Waterless composting toilet

The studio has also been working on a design for a waterless, composting toilet to provide vendors who are not linked to the municipal grid with sanitary facilities.

Euro pallet flooring

Studio [D] Tale also proposes that street vendors use Euro pallets as flooring as Harare’s roadsides are often unpaved. The spaces between the wooden boards can be planted with indigenous grasses. Pre-fabricated, open-ended boxes can be used to create the walls of a customised stall.

Portable basin

Their last innovation comes in a form of a portable basin made from a bucket and plastic dish to give the vendors somewhere to wash their hands and their goods. The basin has been designed to be made out of easily available components, so that vendors can build their own.
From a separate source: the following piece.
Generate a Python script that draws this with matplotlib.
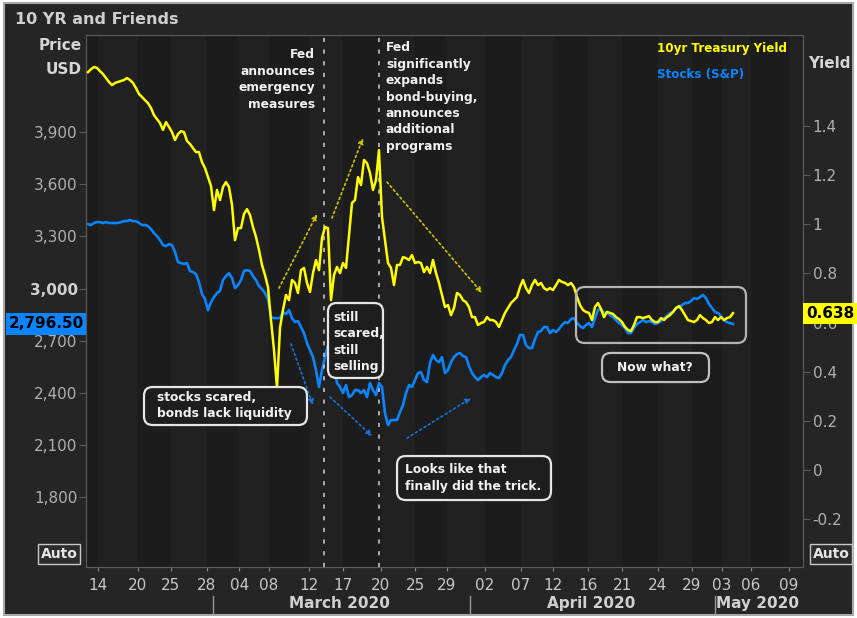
import numpy as np
import matplotlib.pyplot as plt
from matplotlib.patches import FancyBboxPatch, Rectangle
from matplotlib.transforms import blended_transform_factory

# samples are on a regular grid in trading days counted from Fri Feb 14 2020
t_start = -0.797
t_step = 0.2657

spx = [3371, 3365, 3377, 3382, 3382, 3377, 3382, 3377, 3377, 3377,
       3377, 3382, 3388, 3388, 3394, 3388, 3388, 3377, 3365, 3365,
       3359, 3342, 3319, 3302, 3279, 3250, 3244, 3256, 3250, 3210,
       3152, 3147, 3141, 3147, 3101, 3095, 3083, 3037, 2968, 2940,
       2876, 2922, 2951, 2974, 2986, 3049, 3072, 3089, 3060, 3003,
       3020, 3049, 3101, 3106, 3101, 3072, 3049, 3014, 2997, 2974,
       2940, 2836, 2830, 2830, 2830, 2865, 2853, 2876, 2830, 2807,
       2813, 2779, 2744, 2687, 2646, 2606, 2531, 2434, 2531, 2606,
       2675, 2629, 2549, 2457, 2434, 2399, 2445, 2376, 2387, 2416,
       2416, 2399, 2416, 2376, 2457, 2416, 2387, 2457, 2434, 2284,
       2215, 2244, 2244, 2244, 2290, 2330, 2399, 2445, 2434, 2474,
       2514, 2520, 2474, 2462, 2572, 2618, 2589, 2577, 2606, 2514,
       2531, 2577, 2606, 2623, 2629, 2612, 2606, 2554, 2514, 2491,
       2474, 2491, 2503, 2491, 2514, 2503, 2491, 2485, 2514, 2560,
       2589, 2606, 2646, 2681, 2733, 2733, 2675, 2658, 2658, 2710,
       2750, 2756, 2779, 2779, 2744, 2761, 2750, 2767, 2790, 2807,
       2802, 2825, 2830, 2802, 2784, 2773, 2790, 2802, 2779, 2830,
       2876, 2882, 2859, 2865, 2848, 2836, 2819, 2802, 2790, 2773,
       2744, 2744, 2773, 2796, 2807, 2819, 2807, 2813, 2807, 2796,
       2802, 2813, 2830, 2842, 2859, 2865, 2888, 2894, 2905, 2917,
       2917, 2928, 2945, 2940, 2951, 2963, 2945, 2911, 2888, 2865,
       2859, 2842, 2819, 2807, 2802, 2796.50]

yld = [1.618, 1.630, 1.639, 1.635, 1.622, 1.610, 1.594, 1.578, 1.565, 1.574,
       1.578, 1.582, 1.586, 1.594, 1.586, 1.574, 1.553, 1.529, 1.517, 1.504,
       1.492, 1.472, 1.443, 1.427, 1.411, 1.383, 1.415, 1.395, 1.374, 1.342,
       1.366, 1.378, 1.374, 1.338, 1.326, 1.309, 1.293, 1.293, 1.252, 1.228,
       1.191, 1.155, 1.057, 1.139, 1.098, 1.151, 1.171, 1.151, 1.078, 0.935,
       0.984, 0.984, 1.041, 1.061, 1.037, 0.988, 0.948, 0.895, 0.834, 0.793,
       0.744, 0.610, 0.488, 0.334, 0.578, 0.651, 0.712, 0.691, 0.773, 0.761,
       0.720, 0.813, 0.822, 0.761, 0.724, 0.801, 0.854, 0.813, 0.943, 0.988,
       0.984, 0.691, 0.793, 0.826, 0.801, 0.842, 0.822, 0.956, 1.086, 1.098,
       1.191, 1.159, 1.261, 1.248, 1.208, 1.139, 1.179, 1.301, 1.029, 0.935,
       0.842, 0.822, 0.752, 0.834, 0.834, 0.866, 0.862, 0.854, 0.874, 0.842,
       0.846, 0.842, 0.805, 0.826, 0.801, 0.854, 0.801, 0.761, 0.712, 0.663,
       0.671, 0.630, 0.659, 0.720, 0.712, 0.691, 0.683, 0.663, 0.622, 0.622,
       0.590, 0.598, 0.602, 0.622, 0.610, 0.610, 0.602, 0.582, 0.610, 0.639,
       0.659, 0.679, 0.691, 0.704, 0.744, 0.773, 0.740, 0.720, 0.752, 0.773,
       0.752, 0.761, 0.740, 0.732, 0.740, 0.732, 0.752, 0.773, 0.765, 0.761,
       0.752, 0.761, 0.744, 0.704, 0.671, 0.651, 0.643, 0.639, 0.610, 0.663,
       0.679, 0.655, 0.622, 0.643, 0.639, 0.635, 0.622, 0.614, 0.602, 0.582,
       0.570, 0.565, 0.590, 0.622, 0.622, 0.618, 0.622, 0.626, 0.610, 0.602,
       0.602, 0.618, 0.610, 0.622, 0.630, 0.643, 0.659, 0.667, 0.651, 0.630,
       0.610, 0.606, 0.602, 0.610, 0.630, 0.618, 0.610, 0.598, 0.602, 0.622,
       0.610, 0.622, 0.610, 0.618, 0.622, 0.638]

tick_days = [0.09, 3.59, 6.55, 9.70, 12.62, 15.23, 18.78, 21.79, 25.11, 28.17, 31.0,
             34.37, 37.56, 40.39, 43.49, 46.50, 49.65, 52.70, 55.36, 57.93, 61.25]
tick_labels = ['14', '20', '25', '28', '04', '08', '12', '17', '20', '25', '29',
               '02', '07', '12', '16', '21', '24', '29', '03', '06', '09']
month_names = ['March 2020', 'April 2020', 'May 2020']
month_centers = [21.5, 43.8, 58.5]
month_breaks = [10.24, 33.08, 54.76]
fed_days = [20.11, 24.98]

price_ticks = [1800, 2100, 2400, 2700, 3000, 3300, 3600, 3900]
yield_ticks = [-0.2, 0, 0.2, 0.4, 0.6, 0.8, 1.0, 1.2, 1.4]

BLUE = '#0a84ff'
YEL = '#ffff00'
W, H = 857, 618

t = t_start + t_step * np.arange(len(spx))

fig = plt.figure(figsize=(W / 100, H / 100), dpi=100)
fig.patch.set_facecolor('white')
fig.add_artist(Rectangle((4 / W, 3 / H), 849 / W, 612 / H, transform=fig.transFigure,
                         facecolor='#252525', edgecolor='#a8a8a8', lw=1.5, zorder=-10))

ax = fig.add_axes([86 / W, 51 / H, 717 / W, 532 / H])
ax.set_facecolor('#1e1e1e')
ax.set_xlim(-0.974, 62.53)
ax.set_ylim(1399, 4458)

# faint alternating bands between date ticks
edges = [-0.974] + tick_days + [62.53]
for k in range(len(edges) - 1):
    ax.axvspan(edges[k], edges[k + 1], color='#1c1c1c' if k % 2 == 0 else '#212121',
               lw=0, zorder=0)

ax.plot(t, spx, color=BLUE, lw=1.9, zorder=3)

ax2 = ax.twinx()
ax2.set_ylim(-0.394, 1.769)
ax2.plot(t, yld, color=YEL, lw=1.8, zorder=3)

for d in fed_days:
    ax2.axvline(d, color='#c4c4c4', lw=1.2, ls=(0, (2.5, 4.5)), zorder=2)

for a in (ax, ax2):
    for s in a.spines.values():
        s.set_color('#5a5a5a')

ax.set_yticks(price_ticks)
ax.set_yticklabels([f'{v:,}' for v in price_ticks])
ax.tick_params(axis='y', colors='#5a5a5a', labelcolor='#b0b0b0', length=5, pad=1,
               labelsize=11)
for lab in ax.get_yticklabels():
    if lab.get_text() == '3,000':
        lab.set_fontweight('bold')
        lab.set_color('#d0d0d0')

ax2.set_yticks(yield_ticks)
ax2.set_yticklabels([f'{v:g}' for v in yield_ticks])
ax2.tick_params(axis='y', colors='#5a5a5a', labelcolor='#b0b0b0', length=5, pad=2,
                labelsize=11)

ax.set_xticks(tick_days)
ax.set_xticklabels(tick_labels)
ax.tick_params(axis='x', colors='#8a8a8a', labelcolor='#c8c8c8', length=3, pad=5,
               labelsize=11)

bt = blended_transform_factory(ax.transData, ax.transAxes)
for name, c in zip(month_names, month_centers):
    ax.text(c, -0.068, name, transform=bt, ha='center', va='center', fontsize=11,
            fontweight='bold', color='#d0d0d0')
for b in month_breaks:
    ax.plot([b, b], [-0.055, -0.088], transform=bt, color='#9a9a9a', lw=1, clip_on=False)

# titles and axis captions
fig.text(15 / W, 1 - 19 / H, '10 YR and Friends', ha='left', va='center', fontsize=11.5,
         fontweight='bold', color='#cfcfcf')
fig.text(82 / W, 1 - 46 / H, 'Price', ha='right', va='center', fontsize=11,
         fontweight='bold', color='#d6d6d6')
fig.text(82 / W, 1 - 70 / H, 'USD', ha='right', va='center', fontsize=11,
         fontweight='bold', color='#d6d6d6')
fig.text(808 / W, 1 - 64 / H, 'Yield', ha='left', va='center', fontsize=11,
         fontweight='bold', color='#d6d6d6')
for xc in (59, 831):
    fig.text(xc / W, 1 - 554 / H, 'Auto', ha='center', va='center', fontsize=10,
             fontweight='bold', color='#e6e6e6',
             bbox=dict(boxstyle='square,pad=0.2', fc='#2c2c2c', ec='#c8c8c8', lw=1))

# legend
ax2.text(0.796, 0.9745, '10yr Treasury Yield', transform=ax2.transAxes, ha='left',
         va='center', fontsize=8.6, fontweight='bold', color=YEL)
ax2.text(0.796, 0.9255, 'Stocks (S&P)', transform=ax2.transAxes, ha='left',
         va='center', fontsize=8.6, fontweight='bold', color=BLUE)

# last value tags
ax.text(-0.003, spx[-1], f'{spx[-1]:,.2f}',
        transform=blended_transform_factory(ax.transAxes, ax.transData),
        ha='right', va='center', fontsize=11, fontweight='bold', color='black',
        bbox=dict(boxstyle='square,pad=0.2', fc=BLUE, ec='none'), zorder=10)
ax2.text(1.004, yld[-1], f'{yld[-1]:.3f}',
         transform=blended_transform_factory(ax2.transAxes, ax2.transData),
         ha='left', va='center', fontsize=11, fontweight='bold', color='black',
         bbox=dict(boxstyle='square,pad=0.2', fc=YEL, ec='none'), zorder=10)

# annotations
note = dict(fontsize=8.8, fontweight='bold', color='#f2f2f2', transform=ax2.transAxes,
            linespacing=1.34, zorder=7)
ax2.text(0.3194, 0.975, 'Fed\nannounces\nemergency\nmeasures', ha='right', va='top',
         multialignment='right', **note)
ax2.text(0.4184, 0.988, 'Fed\nsignificantly\nexpands\nbond-buying,\nannounces\n'
         'additional\nprograms', ha='left', va='top', **note)


def rbox(x0, x1, y0, y1, ec, fc='none'):
    ax2.add_patch(FancyBboxPatch((x0, y0), x1 - x0, y1 - y0,
                                 boxstyle='round,pad=0,rounding_size=0.012',
                                 mutation_aspect=717 / 532, transform=ax2.transAxes,
                                 ec=ec, fc=fc, lw=1.6, zorder=6, clip_on=False))


rbox(0.0809, 0.3082, 0.2669, 0.3383, '#e6e6e6', '#1e1e1e')
ax2.text(0.0997, 0.3035, 'stocks scared,\nbonds lack liquidity', ha='left', va='center',
         **note)
rbox(0.3375, 0.4142, 0.3553, 0.4962, '#e6e6e6', '#1e1e1e')
ax2.text(0.3445, 0.4229, 'still\nscared,\nstill\nselling', ha='left', va='center', **note)
rbox(0.4338, 0.6485, 0.1259, 0.2086, '#e6e6e6', '#1e1e1e')
ax2.text(0.4449, 0.1673, 'Looks like that\nfinally did the trick.', ha='left',
         va='center', **note)
rbox(0.6834, 0.9205, 0.4211, 0.5263, '#b4b4b4')
rbox(0.7197, 0.8689, 0.3477, 0.4023, '#c0c0c0', '#1e1e1e')
ax2.text(0.7936, 0.3759, 'Now what?', ha='center', va='center', **note)

# dotted trend arrows
yarrows = [((16.12, 0.740), (19.49, 1.041)),
           ((20.81, 1.025), (23.56, 1.350)),
           ((25.69, 1.171), (34.10, 0.720))]
for a0, a1 in yarrows:
    ax2.annotate('', xy=a1, xytext=a0, zorder=4,
                 arrowprops=dict(arrowstyle='-|>', color='#c8c800', lw=1.2,
                                 ls=(0, (1.2, 1.8)), mutation_scale=8,
                                 shrinkA=0, shrinkB=0))
barrows = [((17.18, 2681), (19.13, 2330)),
           ((20.64, 2376), (24.36, 2152)),
           ((27.46, 2140), (33.13, 2370))]
for a0, a1 in barrows:
    ax.annotate('', xy=a1, xytext=a0, zorder=4,
                arrowprops=dict(arrowstyle='-|>', color='#1a72d6', lw=1.2,
                                ls=(0, (1.2, 1.8)), mutation_scale=8,
                                shrinkA=0, shrinkB=0))

plt.savefig('out.png', dpi=100)
plt.close()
Waste water can be collected from the sink and reused in the gardens or flooring panel grasses of the vendors.

Work in Progress

There are currently five street traders in Harare who are already making use of Studio [D] Tale’s prototypes. After a three-month trial period, the studio hopes to roll out their designs to additional users.

Later this month the Crossroads project by Studio [D] Tale will be exhibited as part of the Africa exhibition at the Louisiana Museum of Modern Art in Copenhagen, running from 25 June to 25 October 2015.